Go-Between Guy

Go-Between Guy

When I read the OT account of the Exodus, and observe the constant ungratefulness, faithlessness, and overall rotten attitude of the Israelites, it’s hard for me not to get frustrated and perhaps a little self-righteous, as if I would have acted differently had I been there. But as I reflect internally and think about my own proclivity toward doubt and self-centeredness, I really can’t much blame these guys. If I’m honest, I’m no better than they were. And perhaps neither are you.

But when I read this account in Exodus 20, I can’t help but wonder when we dig beneath the surface a little, if perhaps their attitude was, in fact, purely motivated … or at least in part. Here’s the passage:

Exodus 20:18-19 – “All the people perceived the thunder and the lightening flashes and the sound of the trumpet and the mountain smoking; and when the people saw it, they trembled and stood at a distance. Then they said to Moses, ‘Speak to us yourself and we will listen; but let not God speak to us, or we will die.’”

Leading up to these couple of verses from Exodus 20, the Lord had just given the 10 Commandments to Moses and then proceeded to make Himself known to the entire Israelite camp, putting His awesome power on display through crashing thunder, an ominous blaze of fire, the mountain shaking on its foundation, flashes of lightening and the piercing sound of heavenly trumpets. And it was immediately after this display that the people turned to Moses with these words, “Speak to us yourself and we will listen; but let not God speak to us, or we will die.”

The result of this grand display of deity was fear, and rightly so, I suppose—fear that seemed to push them away from God, their deliverer, and propel them toward Moses, a mere man. And remember, the Israelites had just seen firsthand God’s mighty power at work to bring them out of the bondage of Pharaoh, through a dry corridor of ocean walls, and now His provision in the desert of manna, quail and water. But now, suddenly they want to deal with a man, not with God. They want an intercessor. They want a mediator—an arbiter—a go-between.

And though their overall attitude toward God, their Deliverer, was undoubtedly wrong at many ventures up to this point, I can’t help but wonder if part of their motivation in this case was purely rooted. They saw the awesome power of the Lord of Hosts, and probably wondered to themselves like the Psalmist, “Who can stand before Him in His holy place?” And so they looked to Moses. Right or wrong, they wanted a go-between guy.

People today want a go-between guy as well, but it’s more often not because they observe or understand the grandeur of God, but rather that they’re just too lazy to approach God on their own. So, they go to a local priest, or a pastor, or someone they believe has some sort of direct line to the “big man upstairs.” Someone who can do the job for them.

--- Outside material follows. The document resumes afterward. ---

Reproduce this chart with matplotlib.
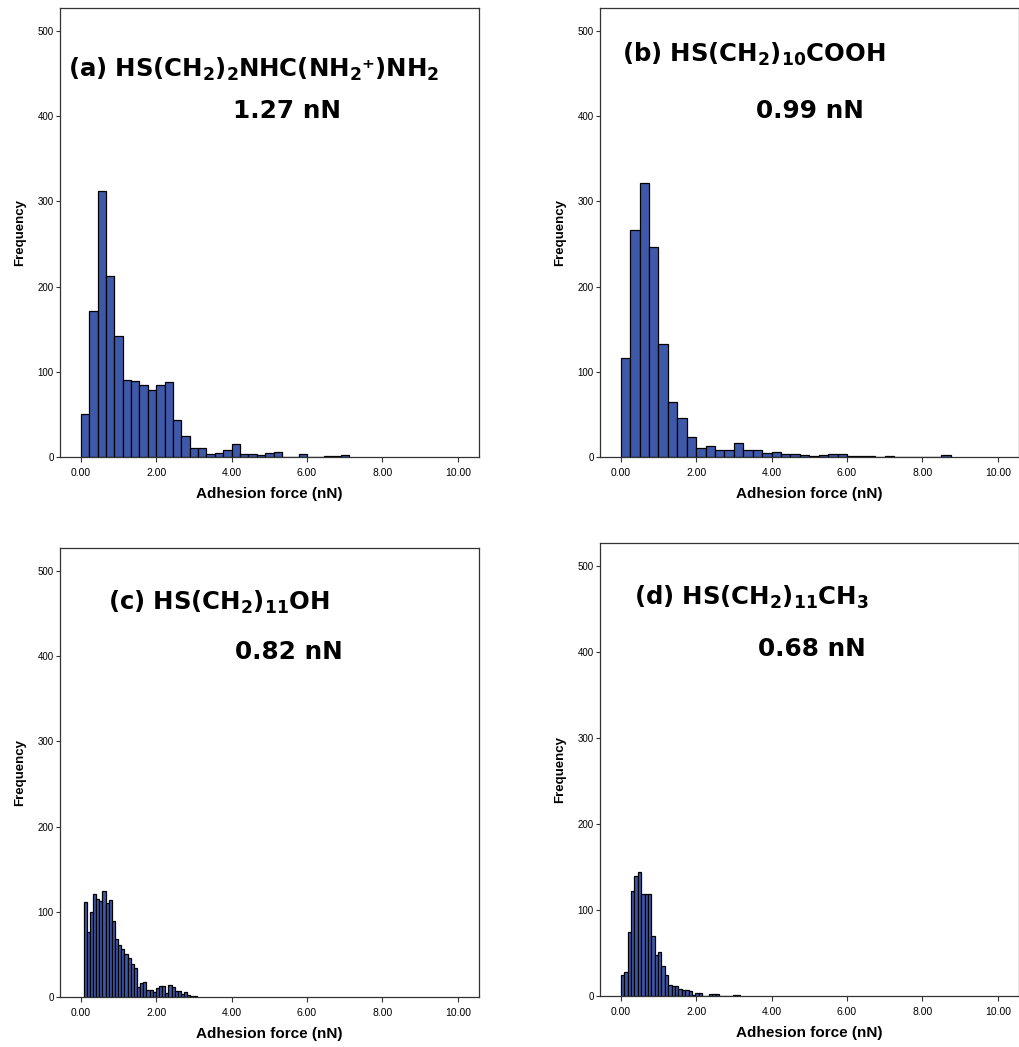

When the moment comes that they need God, they find someone who can get the job done—someone who can help fulfill the sense of obligation they feel—someone who can appease the capricious god they’ve concocted in their imagination—someone who can help make their situation or circumstance better.

Job understood that he needed a go-between guy. But it wasn’t out of a sense of duty or obligation. It was because he understood that he couldn’t be made right with a holy God on his own. So, he prayed out of desperation, “There is no arbiter between us, who might lay his hand on us both.” Almost prophetically, Job announced the coming of the Messiah. Job understood that he needed a God/Man who could both touch Almighty God and touch humanity simultaneously.

The Israelites tried to find an arbiter in Moses. I have Catholic friends who try to find an arbiter in the Pope. I met a woman in an extravagant cathedral in Romania weeping at the feet of a statue of Mary, trying to find an arbiter. I saw people in the streets of Travandrum, India, shooting off fireworks to wake the sleeping gods, trying to find an arbiter. I saw a man standing with his 3-year-old daughter at a Buddhist temple in Japan, teaching her how to present her offerings—teaching her how to find an arbiter.

All over the world, people are looking for their arbiter. When will we realize that He has come in the person of Jesus Christ? When will we help the misdirected individuals in the thick of our cultural milieu understand that Jesus is the go-between that they are looking for? God help us to start today.